Compensation for the worker

By our correspondents
June 26, 2017

The plight of Pakistan’s working class is clear by the fact that the families of Karachi’s Baldia Town factory fire victims have yet to have been compensated after five years of the horrible tragedy. It is astonishing that the fairly straightforward matter of how to disperse compensation to the families of the 257 workers who died in the fire in Ali Enterprises has not been resolved till now. The German retailer, KiK, agreed to transfer around $5.3 million to the International Labour Organization (ILO) in installments, which would then be transferred to the families. There are two outstanding issues. One, the families do not agree to compensation in installments, which would amount to a measly Rs2,800 per month per family. Instead, the families insist that the payments should be made as a lump sum amount. Two, the families also disagree over who will disburse the payments. They insist that the pensions for the deceased workers be paid through the Sindh High Court, instead of the Sindh Employees Social Security Institution (Sessi). They have accused Sessi of serious mismanagement based on their experiences with the body and would prefer the courts took over the process.
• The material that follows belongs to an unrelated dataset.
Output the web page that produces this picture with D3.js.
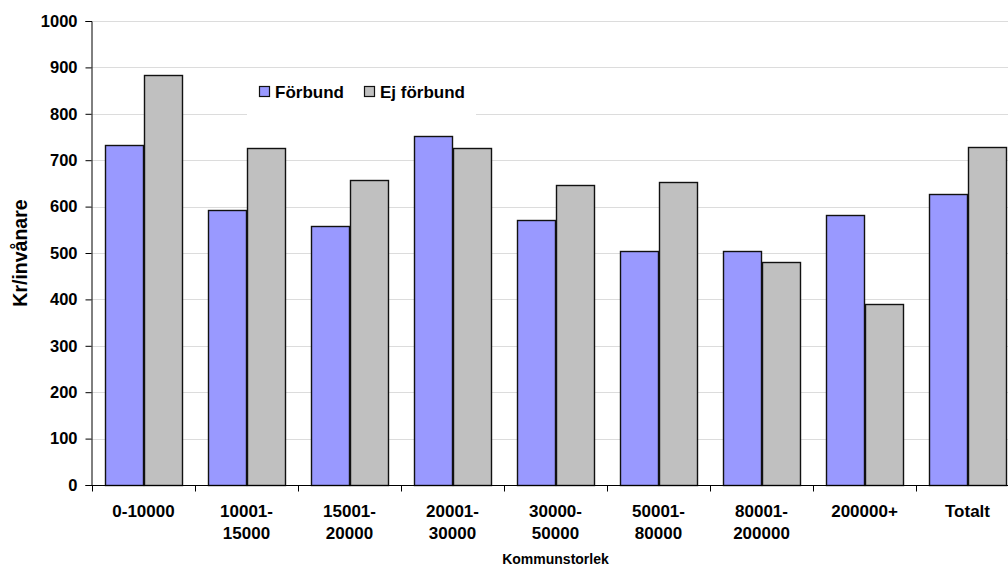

What seems clear is that the government wants to play no role in seeking justice for the deceased workers. The Baldia Town fire is only relevant in so far as it can be used to score political advantage, but the families of workers do not matter much in the priorities chain. Overall, the compensation amounts secured are too low in themselves, so the decision to stagger them is all the more astounding. It seems that the matter of the Baldia Town factory fire is heading to a conclusion that will not benefit workers at all. The responsibility has been shifted from factory owners to political parties, which has left the major international buyer from the factory off the hook. The issue has slowly but surely been forgotten in mainstream media. In the meanwhile, workers around the country have continued to suffer terrible fates, including at the Gadani ship-breaking yard in Karachi and Sundar Industrial Estate in Lahore. Only two weeks ago, a fire broke out at a three-storey cardboard factory in Azizabad. Nothing has been improved in terms of fire safety at industrial spaces, and workers remain as vulnerable as ever. With the compensation issue for Baldia Town workers still stuck, factory owners have nothing to fear when they are not ensuring that the right safety measures are implemented in their factories.